As such, while I hate to say it, I think that withdrawal may be the best available option. Yes, the enemy would trumpet that as a success to the high heavens (with some justification, I should note). Yes, we'd be condemning a lot of Iraqis to die (and I believe Hilzoy is correct that we should take in as many Iraqis as want to come if we do leave).
Sad to say, a lot of Iraqis are going to die no matter what we do.
Yes, the Middle East would be left all higgledy-piggledy.
Certainly, it wouldn't be as stable and secure is it is today!
But there are good sides to withdrawal as well. We could stop the gradual degradation of our armed forces, allowing us to rebuild them in case they are needed elsewhere.
Like in Afghanistan, for instance, where the Taliban and al-Qaeda (remember them? the people responsible for September 11?) are resurgent.
We could reestablish a credible deterrent to Iran's nuclear ambitions, while removing a handy means for Iran to threaten us. We would at least reduce the rate at which we're generating new terrorists looking to strike at America for our perceived crimes. Over the longer term we might even remove ourselves from our current position as target number one for the angry and disaffected millions who see our poking around their countries as good reason to return the favor.
I make no pretense that this would be a good answer. I hate the thought of abandoning so many Iraqis to their fates, even if we do attempt to get as many Iraqis as possible to the United States to protect those who have risked so much for us. No matter how many we get out, there will still be plenty left for the slaughter when we're gone. And there's little doubt in my mind that our withdrawal will inspire further attacks on the U.S., so we still need to find a way to deal with that. But maintaining the status quo shows little evidence that it will lead us to a good outcome, and there is good reason to believe it may leave us worse off over the long term.
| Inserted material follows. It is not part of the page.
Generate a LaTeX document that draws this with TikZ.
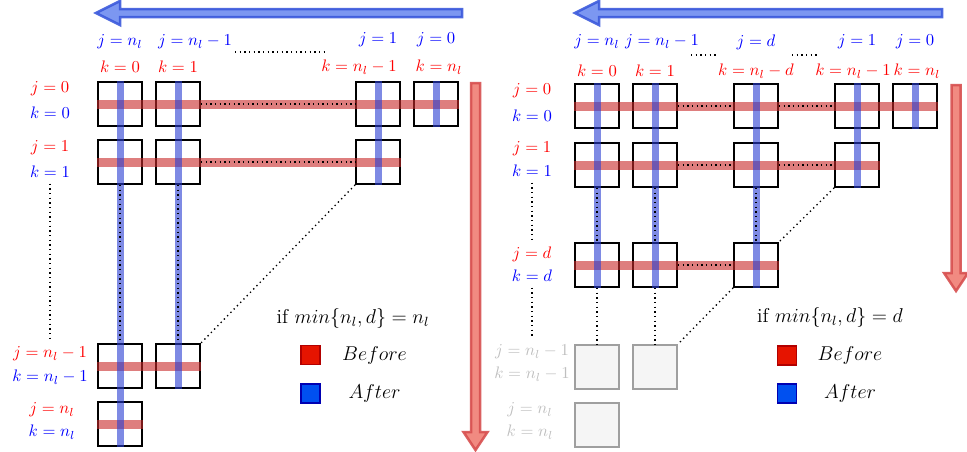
\documentclass[tikz,border=0pt]{standalone}
\usepackage{amsmath,amssymb}
\usepackage{tikz}
\usetikzlibrary{positioning}
\usepackage{xcolor}
\definecolor{bandred}{RGB}{200,40,40}
\definecolor{bandblue}{RGB}{40,60,210}
\definecolor{arrowblue}{RGB}{60,90,220}
\definecolor{arrowbluefill}{RGB}{110,140,240}
\definecolor{arrowred}{RGB}{215,80,80}
\definecolor{arrowredfill}{RGB}{240,125,115}
\definecolor{keyred}{RGB}{230,20,0}
\definecolor{keyblue}{RGB}{0,80,240}

\begin{document}
\begin{tikzpicture}[
    x=0.6pt, y=-0.6pt,
    cell/.style={draw, line width=1pt, minimum size=26.4pt, inner sep=0pt},
    ghost/.style={cell, draw=gray!75, fill=gray!8},
    rowband/.style={draw=bandred, line width=5.4pt, opacity=0.6},
    colband/.style={draw=bandblue, line width=4.2pt, opacity=0.6},
    gap/.style={dotted, line width=0.8pt},
    jlab/.style={text=red},
    klab/.style={text=blue},
    glab/.style={text=gray!50},
    bluearrow/.style={draw=arrowblue, fill=arrowbluefill, line width=1.5pt, opacity=0.9},
    redarrow/.style={draw=arrowred, fill=arrowredfill, line width=1.5pt, opacity=0.9},
    keybox/.style={minimum size=11.4pt, inner sep=0pt, line width=0.8pt}
]
\useasboundingbox (0,0) rectangle (967,452);

% big arrows
\draw[bluearrow] (462,9) -- (120,9) -- (120,1) -- (96,13) -- (120,25) -- (120,17) -- (462,17) -- cycle;
\draw[redarrow] (471,83) -- (471,432) -- (463.5,432) -- (475.5,450) -- (487.5,432) -- (480,432) -- (480,83) -- cycle;
\draw[bluearrow] (942,9) -- (599,9) -- (599,1) -- (575,13) -- (599,25) -- (599,17) -- (942,17) -- cycle;
\draw[redarrow] (951.5,85) -- (951.5,273) -- (944,273) -- (956,291) -- (968,273) -- (960.5,273) -- (960.5,85) -- cycle;

% left panel: min = n_l
\node[cell] (A00) at (120,104) {};
\node[cell] (A01) at (178,104) {};
\node[cell] (A02) at (378,104) {};
\node[cell] (A03) at (436,104) {};
\node[cell] (A10) at (120,162) {};
\node[cell] (A11) at (178,162) {};
\node[cell] (A12) at (378,162) {};
\node[cell] (A20) at (120,366) {};
\node[cell] (A21) at (178,366) {};
\node[cell] (A30) at (120,424) {};

\draw[rowband] (A00.west) -- (A03.east);
\draw[rowband] (A10.west) -- (A12.east);
\draw[rowband] (A20.west) -- (A21.east);
\draw[rowband] (A30.west) -- (A30.east);
\draw[colband] (A00.north) -- (A30.south);
\draw[colband] (A01.north) -- (A21.south);
\draw[colband] (A02.north) -- (A12.south);
\draw[colband] (A03.north) -- (A03.south);

\draw[gap] (A01.east) -- (A02.west);
\draw[gap] (A11.east) -- (A12.west);
\draw[gap] (A10.south) -- (A20.north);
\draw[gap] (A11.south) -- (A21.north);
\draw[gap] (A12.south west) -- (A21.north east);

\node[klab] (Atj0) at (120,42) {$j=n_l$};
\node[klab] (Atj1) at (195,42) {$j=n_l-1$};
\node[klab] (Atj2) at (378,40) {$j=1$};
\node[klab] (Atj3) at (436,40) {$j=0$};
\node[jlab] (Atk0) at (120,67) {$k=0$};
\node[jlab] (Atk1) at (178,67) {$k=1$};
\node[jlab] (Atk2) at (359,67) {$k=n_l-1$};
\node[jlab] (Atk3) at (439,67) {$k=n_l$};
\coordinate (Adot1) at (235,52);
\coordinate (Adot2) at (327,52);
\draw[gap] (Adot1) -- (Adot2);

\node[jlab] (Alj0) at (50,89) {$j=0$};
\node[klab] (Alk0) at (50,113) {$k=0$};
\node[jlab] (Alj1) at (50,148) {$j=1$};
\node[klab] (Alk1) at (50,172) {$k=1$};
\node[jlab] (Alj2) at (50,354) {$j=n_l-1$};
\node[klab] (Alk2) at (50,377) {$k=n_l-1$};
\node[jlab] (Alj3) at (52,410) {$j=n_l$};
\node[klab] (Alk3) at (52,432) {$k=n_l$};
\draw[gap] (Alk1.south) -- (Alj2.north);

\node[font=\large] (Aif) at (353,318) {if $min\{n_l,d\}=n_l$};
\node[keybox, draw=red!70!black, fill=keyred] (Akr) at (310.5,355) {};
\node[font=\large] (Akrt) at (374.5,355) {$Before$};
\node[keybox, draw=blue!70!black, fill=keyblue] (Akb) at (310.5,393.5) {};
\node[font=\large] (Akbt) at (374.5,393.5) {$After$};

% right panel: min = d
\node[cell] (B00) at (597,106) {};
\node[cell] (B01) at (655,106) {};
\node[cell] (B02) at (756,106) {};
\node[cell] (B03) at (857,106) {};
\node[cell] (B04) at (915,106) {};
\node[cell] (B10) at (597,165) {};
\node[cell] (B11) at (655,165) {};
\node[cell] (B12) at (756,165) {};
\node[cell] (B13) at (857,165) {};
\node[cell] (B20) at (597,265) {};
\node[cell] (B21) at (655,265) {};
\node[cell] (B22) at (756,265) {};
\node[ghost] (B30) at (597,367) {};
\node[ghost] (B31) at (655,367) {};
\node[ghost] (B40) at (597,425) {};

\draw[rowband] (B00.west) -- (B04.east);
\draw[rowband] (B10.west) -- (B13.east);
\draw[rowband] (B20.west) -- (B22.east);
\draw[colband] (B00.north) -- (B20.south);
\draw[colband] (B01.north) -- (B21.south);
\draw[colband] (B02.north) -- (B22.south);
\draw[colband] (B03.north) -- (B13.south);
\draw[colband] (B04.north) -- (B04.south);

\draw[gap] (B01.east) -- (B02.west);
\draw[gap] (B02.east) -- (B03.west);
\draw[gap] (B11.east) -- (B12.west);
\draw[gap] (B12.east) -- (B13.west);
\draw[gap] (B21.east) -- (B22.west);
\draw[gap] (B10.south) -- (B20.north);
\draw[gap] (B11.south) -- (B21.north);
\draw[gap] (B12.south) -- (B22.north);
\draw[gap] (B20.south) -- (B30.north);
\draw[gap] (B21.south) -- (B31.north);
\draw[gap] (B13.south west) -- (B22.north east);
\draw[gap] (B22.south west) -- (B31.north east);

\node[klab] (Btj0) at (597,42) {$j=n_l$};
\node[klab] (Btj1) at (662,42) {$j=n_l-1$};
\node[klab] (Btj2) at (756,42) {$j=d$};
\node[klab] (Btj3) at (857,42) {$j=1$};
\node[klab] (Btj4) at (915,42) {$j=0$};
\node[jlab] (Btk0) at (597,71) {$k=0$};
\node[jlab] (Btk1) at (655,71) {$k=1$};
\node[jlab] (Btk2) at (756,71) {$k=n_l-d$};
\node[jlab] (Btk3) at (853,71) {$k=n_l-1$};
\node[jlab] (Btk4) at (917,71) {$k=n_l$};
\coordinate (Bdot1) at (691,55);
\coordinate (Bdot2) at (718,55);
\coordinate (Bdot3) at (792,55);
\coordinate (Bdot4) at (819,55);
\draw[gap] (Bdot1) -- (Bdot2);
\draw[gap] (Bdot3) -- (Bdot4);

\node[jlab] (Blj0) at (532,91) {$j=0$};
\node[klab] (Blk0) at (532,116) {$k=0$};
\node[jlab] (Blj1) at (532,149) {$j=1$};
\node[klab] (Blk1) at (532,171) {$k=1$};
\node[jlab] (Bljd) at (532,254) {$j=d$};
\node[klab] (Blkd) at (532,276) {$k=d$};
\node[glab] (Blj2) at (532,352) {$j=n_l-1$};
\node[glab] (Blk2) at (532,374) {$k=n_l-1$};
\node[glab] (Blj3) at (530,410) {$j=n_l$};
\node[glab] (Blk3) at (530,432) {$k=n_l$};
\draw[gap] (Blk1.south) -- (Bljd.north);
\draw[gap] (Blkd.south) -- (Blj2.north);

\node[font=\large] (Bif) at (830,317) {if $min\{n_l,d\}=d$};
\node[keybox, draw=red!70!black, fill=keyred] (Bkr) at (787,355.5) {};
\node[font=\large] (Bkrt) at (850,355) {$Before$};
\node[keybox, draw=blue!70!black, fill=keyblue] (Bkb) at (787,393.5) {};
\node[font=\large] (Bkbt) at (850,393.5) {$After$};
\end{tikzpicture}
\end{document}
Hasn't insanity been defined as doing the same thing over and over and expecting a different result?
Unless the Bush administration can present a reasonable plan to Congress that is widely seen as offering a reasonable chance of success, rather than simply promising to forestall some feared future doom, it's time to look at how to extract our forces from Iraq with the least amount of risk to them and those Iraqis who have worked with us.
This is a sad, bleak, but ultimately clear-eyed post. That sound you hear in the background is the last helicopter taking off from the roof of the American embassy in Baghdad and the screams of the Iraqis who are left behind. Still, I believe that in time America was viewed more favorably and did itself geopolitical good by abandoning South Vietnam to the inevitable. And while the North Vietnamese victory was a terrible thing for many Vietnamese people, it was not as terrible as, say, the genocide in Cambodia.
Back in 2004, Ron Suskind wrote in the New York Times about a conversation he had had with a senior advisor to the President:
The aide said that guys like me were ''in what we call the reality-based community,'' which he defined as people who ''believe that solutions emerge from your judicious study of discernible reality.'' I nodded and murmured something about enlightenment principles and empiricism. He cut me off. ''That's not the way the world really works anymore,'' he continued. ''We're an empire now, and when we act, we create our own reality. And while you're studying that reality -- judiciously, as you will -- we'll act again, creating other new realities, which you can study too, and that's how things will sort out. We're history's actors . . . and you, all of you, will be left to just study what we do.''
Discernible reality, it now appears, can only be denied so long.